Experten kontrollieren erneut griechischen Haushalt "Erst im Herbst werden die Leute die Realität erkennen"
Griechenland unter Dauerbeobachtung: Erneut kontrollieren internationale Experten, ob sich das Land an die Auflagen zur Haushaltssanierung hält. Doch die Kritik am Sparzwang reißt nicht ab - und noch hätten die meisten Griechen gar nicht begriffen, was ihnen bevorsteht, meinen Gewerkschafter.
Von Steffen Wurzel, ARD-Hörfunkstudio Istanbul
Wenn in Griechenland über die Kontrolleure der EU-Kommission, der Europäischen Zentralbank und des Internationalen Währungsfonds IWF gesprochen wird, ist meistens nur von der Troika die Rede. Experten dieser Dreiergruppe prüfen ab heute wieder die Statistiken der griechischen Regierung. Sie sind nicht besonders beliebt bei den Griechen. Viele sind der Meinung, sie seien der Troika weitgehend ausgeliefert, die Dreiergruppe zwinge Ministerpräsident Papandreou die harte Sparpolitik auf.
Aus Sicht des griechischen Gewerkschaftsdachverbands des Privatsektors GSEE interessiert sich die Troika ausschließlich für die Staatsfinanzen, aber nicht für die Lebenswirklichkeit der Bevölkerung. GSEE-Präsident Giannis Panagopoulos: "Der IWF hat zwar das technische Wissen, wie man Löhne beschneidet. Was er uns aber nicht verrät, ist, wie man die Preise drückt! Verglichen mit den anderen Euroländern liegt das Preisniveau in Griechenland bei 93 Prozent, das Lohnniveau aber nur bei 63 Prozent."
Gute Noten für die Haushaltssanierung
Tatsächlich konzentrieren sich die Prüfer in den kommenden Tagen ausschließlich auf die Frage: Wie kommen Griechenlands Regierung und Verwaltung mit den Sparanstrengungen voran? Wie es heißt, werden sich die Prüfer vor allem mit den Reformen im griechischen Energiesektor und dem Gesundheitssystem des Landes befassen. Letzteres hat der IWF vor einigen Tagen als Schwachstelle bezeichnet - in Griechenland kommt es immer noch vor, dass Patienten Ärzte bestechen müssen, um schneller einen Termin zu bekommen.

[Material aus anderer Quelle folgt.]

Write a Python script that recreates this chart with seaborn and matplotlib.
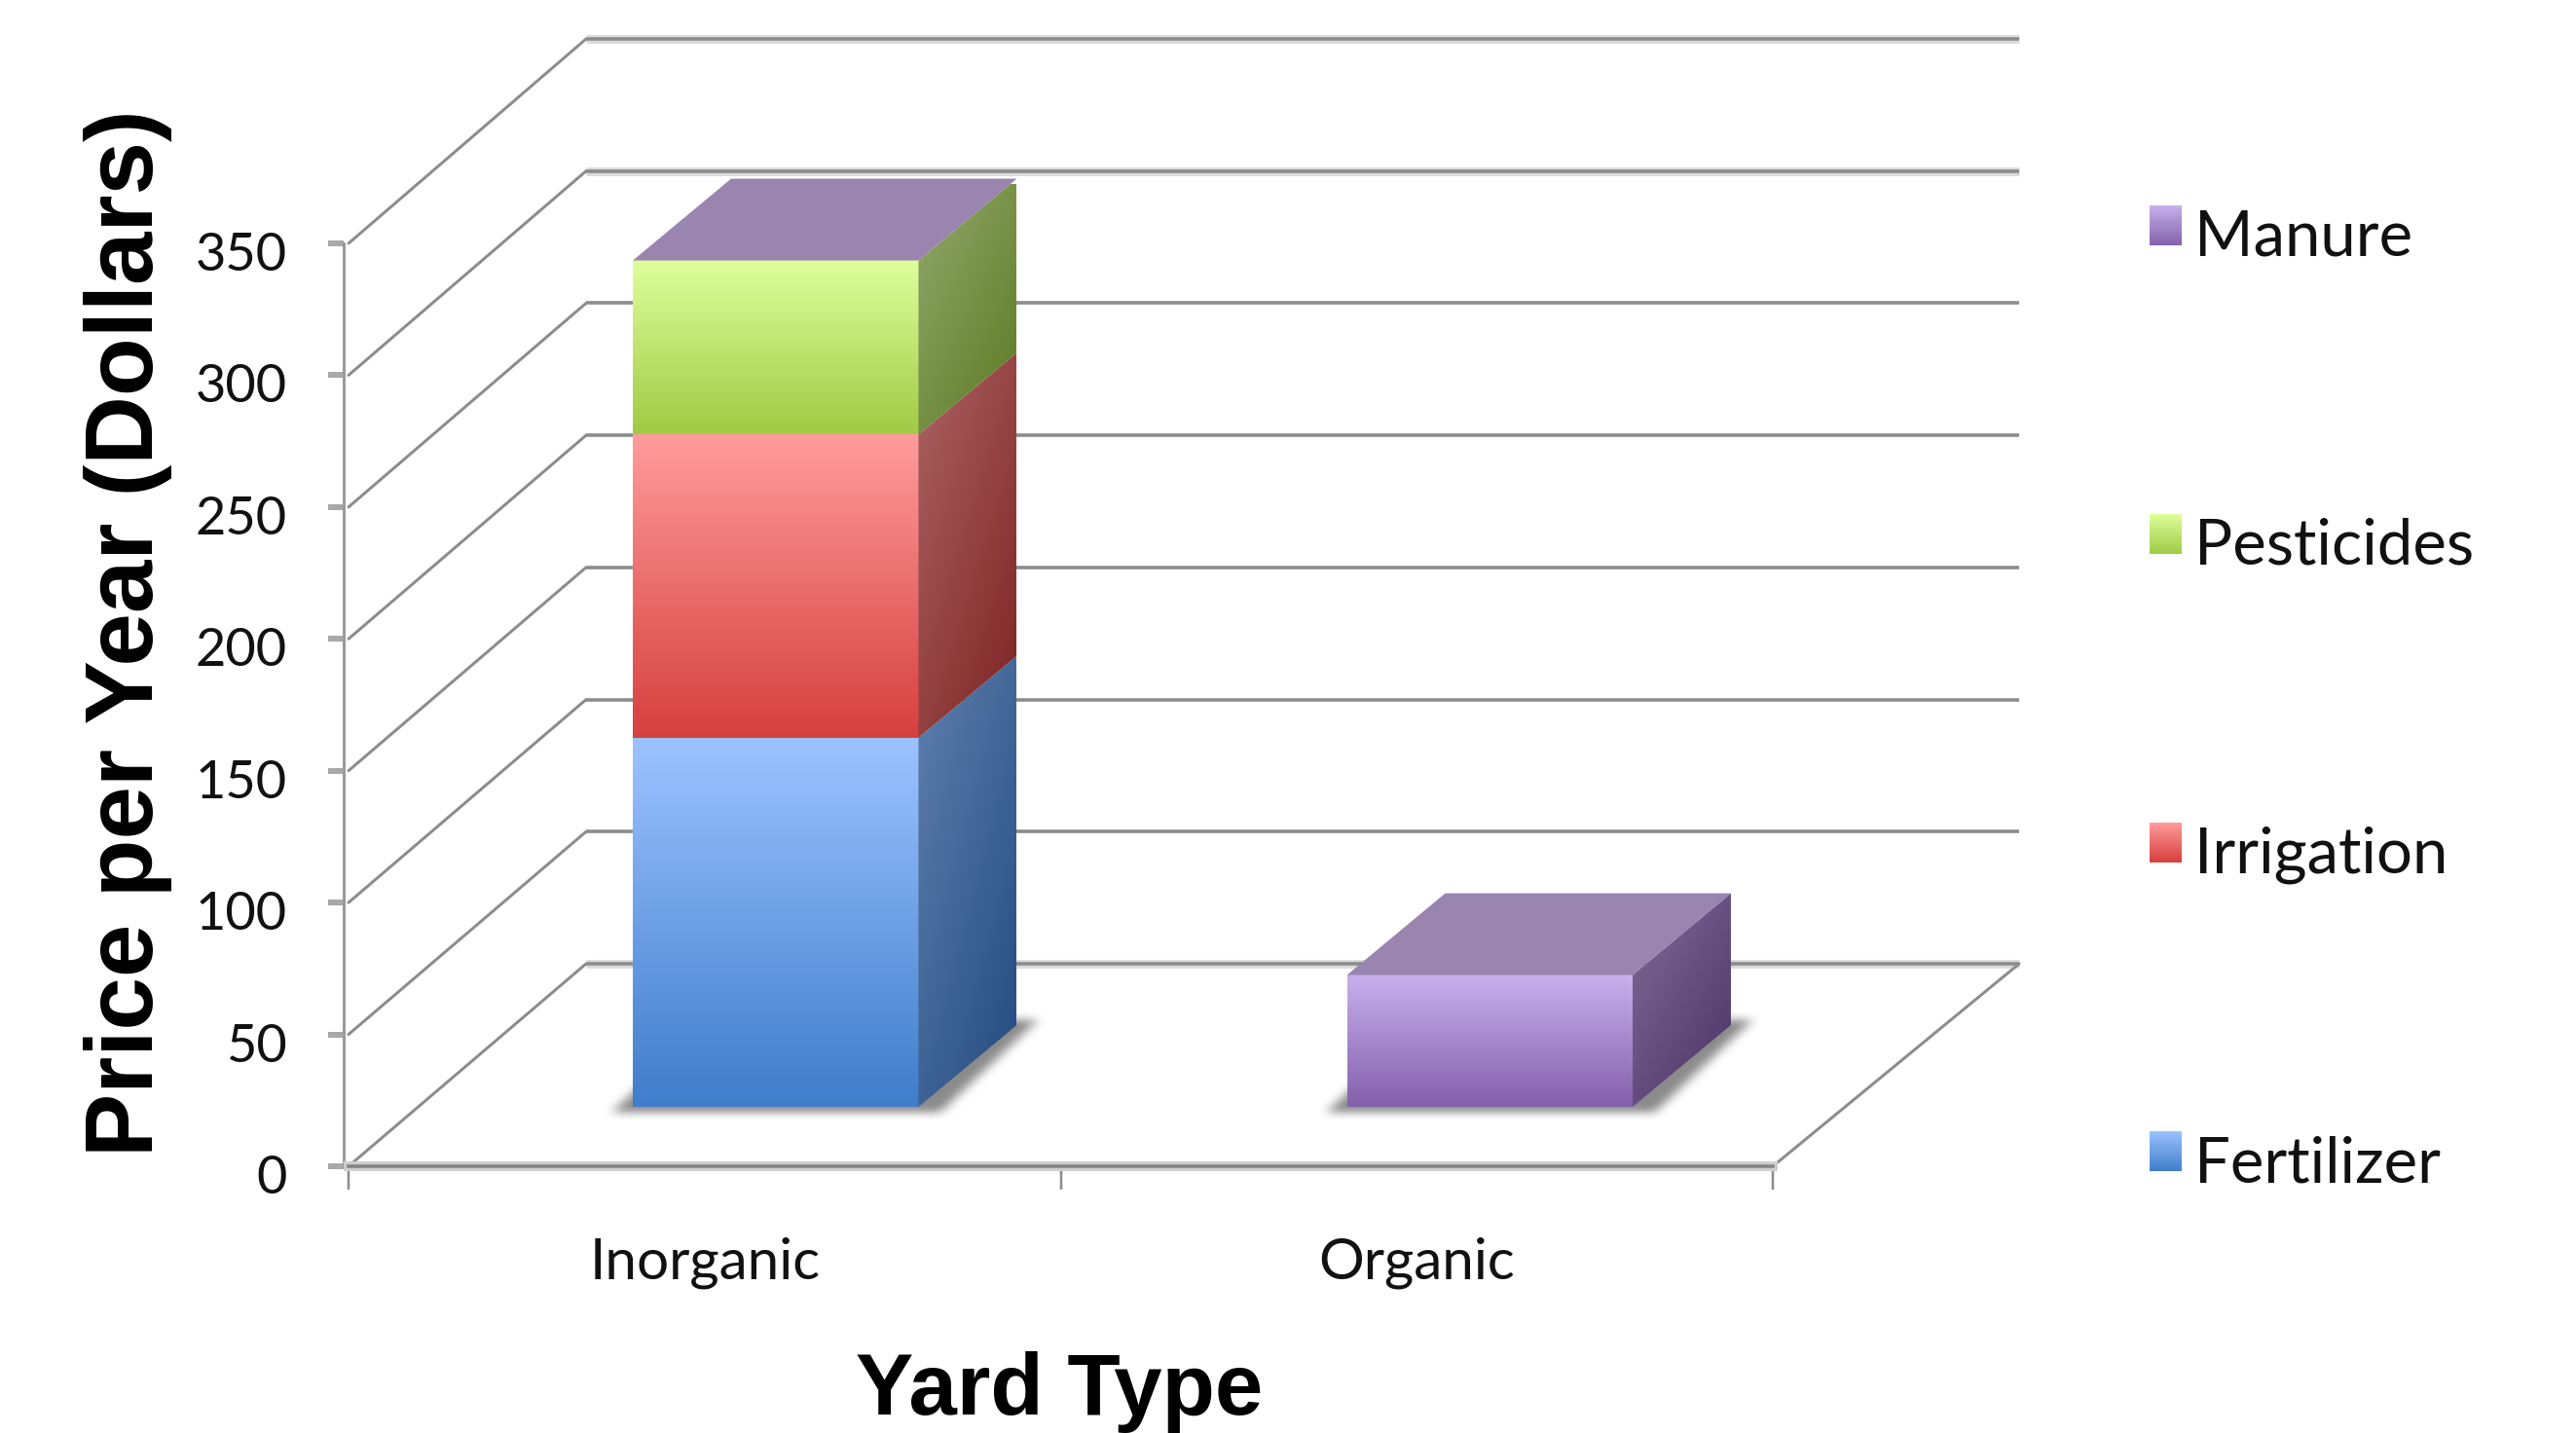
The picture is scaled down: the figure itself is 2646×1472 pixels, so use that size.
import numpy as np
import pandas as pd
import seaborn as sns
import matplotlib
matplotlib.use("Agg")
import matplotlib.pyplot as plt
from matplotlib.colors import LinearSegmentedColormap, to_rgb
from matplotlib.legend_handler import HandlerBase
from matplotlib.lines import Line2D
from matplotlib.patches import Patch, Polygon, Rectangle
from matplotlib.path import Path
from matplotlib.patheffects import withStroke
from matplotlib.transforms import ScaledTranslation

categories = ["Inorganic", "Organic"]
series_names = ["Fertilizer", "Irrigation", "Pesticides", "Manure"]
fertilizer = [140, 0]
irrigation = [115, 0]
pesticides = [66, 0]
manure = [0, 50]
y_ticks = [0, 50, 100, 150, 200, 250, 300, 350]

front_colors = {"Fertilizer": ("#9CC3FF", "#3F7DCB"), "Irrigation": ("#FF9C9C", "#D5403D"),
                "Pesticides": ("#DEFF9C", "#A0CA45"), "Manure": ("#C8B0EE", "#8360AB")}
side_colors = {"Fertilizer": ("#5F80AE", "#234A80"), "Irrigation": ("#AB6363", "#7D2422"),
               "Pesticides": ("#93A96E", "#5B7A22"), "Manure": ("#7F6C97", "#4C3266")}
top_color = "#9985B0"

W, H = 2646, 1472
DPI = 100
PT = 72 / DPI
LEGEND_FS = 47
LEGEND_PX = LEGEND_FS / PT


def rect(x0, y_bottom, x1, y_top):
    return [x0 / W, 1 - y_bottom / H, (x1 - x0) / W, (y_bottom - y_top) / H]


sns.set_theme(style="white")
plt.rcParams["font.family"] = ["Lato", "DejaVu Sans"]
fig = plt.figure(figsize=(W / DPI, H / DPI), dpi=DPI, facecolor="white")

wall_ax = fig.add_axes(rect(602, 990, 2074, 40), zorder=0)
ax = fig.add_axes(rect(358, 1198, 1821, 250), zorder=1)
bar_ax = fig.add_axes(rect(430, 1137, 1897, 189), zorder=2)

LINE = "#8C8C8C"
# back wall
wall_ax.set(xlim=(0, 2), ylim=(0, 350))
wall_ax.set_axis_off()
for v in y_ticks:
    halo = v in (0, 300, 350)
    ln, = wall_ax.plot([0, 2], [v, v], color=LINE, lw=3.6 * PT, solid_capstyle="butt", clip_on=False)
    if halo:
        ln.set_path_effects([withStroke(linewidth=9 * PT, foreground="#DCDCDC")])

# front plane axis
ax.set(xlim=(0, 2), ylim=(0, 350))
ax.patch.set_visible(False)
for s in ("top", "right"):
    ax.spines[s].set_visible(False)
ax.spines["left"].set_position(("outward", 5 * PT))
ax.spines["left"].set_color("#9A9A9A")
ax.spines["left"].set_linewidth(3 * PT)
ax.spines["bottom"].set_color("#858585")
ax.spines["bottom"].set_linewidth(3.6 * PT)
ax.spines["bottom"].set_path_effects([withStroke(linewidth=10 * PT, foreground="#CFCFCF")])
ax.set_yticks(y_ticks)
ax.set_yticklabels([str(v) for v in y_ticks], fontsize=39, color="#111111")
ax.tick_params(axis="y", left=True, length=16 * PT, width=6 * PT, color="#A8A8A8", pad=42 * PT)
for t in ax.get_yticklabels():
    t.set_transform(t.get_transform() + ScaledTranslation(0, -8 / DPI, fig.dpi_scale_trans))
ax.set_xticks([0, 1, 2])
ax.set_xticklabels([])
ax.tick_params(axis="x", which="major", bottom=True, length=24 * PT, width=2.5 * PT, color="#8C8C8C")
ax.set_xticks([0.5, 1.5], minor=True)
ax.set_xticklabels(categories, minor=True, fontsize=42, color="#111111")
ax.tick_params(axis="x", which="minor", bottom=False, length=0, pad=72 * PT)

ax.set_ylabel("Price per Year (Dollars)", fontsize=70.5, fontweight="bold",
              family="Liberation Sans", color="black", va="baseline")
ax.yaxis.set_label_coords(157 / W, 1 - 650 / H, transform=fig.transFigure)
ax.set_xlabel("Yard Type", fontsize=64, fontweight="bold", family="Liberation Sans", color="black", va="baseline")
ax.xaxis.set_label_coords(1088 / W, 1 - 1453 / H, transform=fig.transFigure)

# connecting diagonals from the front plane to the back wall
for v, x in [(v, 0) for v in y_ticks] + [(0, 2)]:
    p0 = ax.transData.transform((x, v))
    p1 = wall_ax.transData.transform((x, v))
    fig.add_artist(Line2D([p0[0], p1[0]], [p0[1], p1[1]], transform=None, color=LINE,
                          lw=3 * PT, zorder=0.5))

# bars
table = pd.DataFrame({"Fertilizer": fertilizer, "Irrigation": irrigation,
                      "Pesticides": pesticides, "Manure": manure}, index=categories)
bottoms = np.zeros(len(categories))
for name in series_names:
    sns.barplot(x=categories, y=table[name].to_numpy(), bottom=bottoms, width=0.4,
                color=front_colors[name][1], saturation=1, errorbar=None, linewidth=0,
                ax=bar_ax, zorder=2)
    bottoms = bottoms + table[name].to_numpy()
bar_ax.set(xlim=(-0.5, 1.5), ylim=(0, 350))
bar_ax.set_axis_off()

px_x = 1467 / 2  # pixels per category
px_y = 948 / 350  # pixels per dollar
DX = 101 / px_x
DY = 84 / px_y


def vcmap(a, b):
    return LinearSegmentedColormap.from_list("g", [a, b])


def front_face(p, colors):
    x, y, w, h = p.get_x(), p.get_y(), p.get_width(), p.get_height()
    grad = np.linspace(0, 1, 256).reshape(-1, 1)
    bar_ax.imshow(grad, cmap=vcmap(*colors), extent=(x, x + w, y, y + h), origin="upper",
                  aspect="auto", zorder=3, clip_on=False, interpolation="bilinear")


def side_face(p, colors):
    x, y, h = p.get_x() + p.get_width(), p.get_y(), p.get_height()
    poly = Polygon([(x, y), (x + DX, y + DY), (x + DX, y + h + DY), (x, y + h)],
                   transform=bar_ax.transData)
    gx, gy = np.meshgrid(np.linspace(0, 1, 128), np.linspace(0, 1, 256))
    grad = np.clip(0.45 * gx + 0.55 * gy, 0, 1)
    im = bar_ax.imshow(grad, cmap=vcmap(*colors), extent=(x, x + DX, y, y + h + DY), origin="upper",
                       aspect="auto", zorder=3, interpolation="bilinear")
    im.set_clip_path(poly)


patches = [p for p in bar_ax.patches]
n_cat = len(categories)
for i, name in enumerate(series_names):
    for p in patches[i * n_cat:(i + 1) * n_cat]:
        if p.get_height() > 0:
            front_face(p, front_colors[name])
            side_face(p, side_colors[name])

shadow_cmap = LinearSegmentedColormap.from_list("s", [(0.3, 0.3, 0.3, 0), (0.3, 0.3, 0.3, 0.65)])
totals = table.sum(axis=1).to_numpy()
for i, total in enumerate(totals):
    left, right = i - 0.2, i + 0.2
    # top face
    bar_ax.add_patch(Polygon([(left, total), (right, total), (right + DX, total + DY), (left + DX, total + DY)],
                             closed=True, facecolor=top_color, edgecolor="none", zorder=3, clip_on=False))
    # blurred floor shadow
    pad_x, pad_y = 22 / px_x, 6 / px_y
    margin_x, margin_y = 40 / px_x, 24 / px_y
    x_grid = np.linspace(left - pad_x - margin_x, right + DX + pad_x + margin_x, 420)
    y_grid = np.linspace(-pad_y - margin_y, DY + pad_y + margin_y, 160)
    gx, gy = np.meshgrid(x_grid, y_grid)
    outline = Path([(left - pad_x, -pad_y), (right + pad_x, -pad_y),
                    (right + DX + pad_x, DY + pad_y), (left + DX - pad_x, DY + pad_y)], closed=False)
    mask = outline.contains_points(np.c_[gx.ravel(), gy.ravel()]).reshape(gx.shape).astype(float)
    kernel = np.ones(11) / 11
    for _ in range(2):
        mask = np.apply_along_axis(lambda r: np.convolve(r, kernel, mode="same"), 0, mask)
        mask = np.apply_along_axis(lambda r: np.convolve(r, kernel, mode="same"), 1, mask)
    bar_ax.imshow(mask, cmap=shadow_cmap, vmin=0, vmax=1, origin="lower",
                  extent=(x_grid[0], x_grid[-1], y_grid[0], y_grid[-1]),
                  aspect="auto", zorder=1, clip_on=False, interpolation="bilinear")
bar_ax.set(xlim=(-0.5, 1.5), ylim=(0, 350))


class GradientHandler(HandlerBase):
    def create_artists(self, legend, orig, xd, yd, width, height, fontsize, trans):
        a, b = [np.array(to_rgb(c)) for c in orig.gradient]
        n = 20
        raise_by = 8 * PT
        out = []
        for k in range(n):
            c = a + (b - a) * (k + 0.5) / n
            out.append(Rectangle((-xd, -yd + raise_by + height * (1 - (k + 1) / n)), width, height / n + 0.3,
                                 facecolor=c, edgecolor="none", transform=trans))
        return out


handles = []
for name in series_names[::-1]:
    h = Patch(label=name)
    h.gradient = front_colors[name]
    handles.append(h)
fig.legend(handles=handles, loc="center left", bbox_to_anchor=(2208 / W, 1 - 720 / H), frameon=False,
           fontsize=LEGEND_FS, labelcolor="#111111", borderpad=0, borderaxespad=0,
           handlelength=33 / LEGEND_PX, handleheight=38 / LEGEND_PX, handletextpad=13 / LEGEND_PX,
           labelspacing=3.95, handler_map={Patch: GradientHandler()})

fig.savefig("out.png", dpi=DPI, facecolor="white")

Grundsätzlich komme das verschuldete Griechenland bei der Haushaltssanierung aber gut voran, so der IWF in einem vor kurzem vorgestellten Zwischenbericht. Der Haken an der Sache: Die Wirtschaftsleistung in Griechenland wird im Zuge der Sparprogramme weiter abnehmen. Im Herbst dürfte sich der Abschwung sogar noch beschleunigen, die Arbeitslosigkeit weiter steigen.
Hoffen auf die Schattenwirtschaft
Der Generalsekretär des Verbandes der Staatsbediensteten ADEDY, Ilias Iliopoulos warnt: "Die Sparmaßnahmen werden sich im Herbst bemerkbar machen. Anders gesagt: Der Durchschnittsarbeitnehmer hat jetzt noch gar nicht begriffen, was auf ihn zukommt. Im September, im Oktober werden die Leute hier die harte Realität erkennen - dass sie zum Beispiel die Miete nicht bezahlen können. Oder die Raten fürs Haus, das ihnen die Bank dann wegnehmen wird."
Beide großen Gewerkschaftsdachverbände lassen nicht locker. Sie haben für Herbst neue, umfassende Streik- und Protestaktionen gegen die von der Troika geforderten Sparmaßnahmen angekündigt. GSEE-Präsident Panagopoulos fordert die Regierung gleichzeitig auf, noch härter gegen Steuerbetrüger vorzugehen. Dann könne es der Staat schaffen, die Staatsfinanzen in Ordnung zu bekommen, ohne die Bevölkerung zusätzlich zu belasten.
"Ich hoffe, dass uns am Ende die sogenannte Schattenwirtschaft retten wird. Griechenland ist das Land in der Eurozone mit der größtem Schattenwirtschaft", sagt Panagopoulos. "Hoffen wir mal, dass irgendwann das ganze Schwarzgeld in der echten Wirtschaft auftaucht. Das wahre Bruttoinlandsprodukt Griechenlands ist nämlich viel höher als das statistisch erfasste: um bis zu 42 Prozent."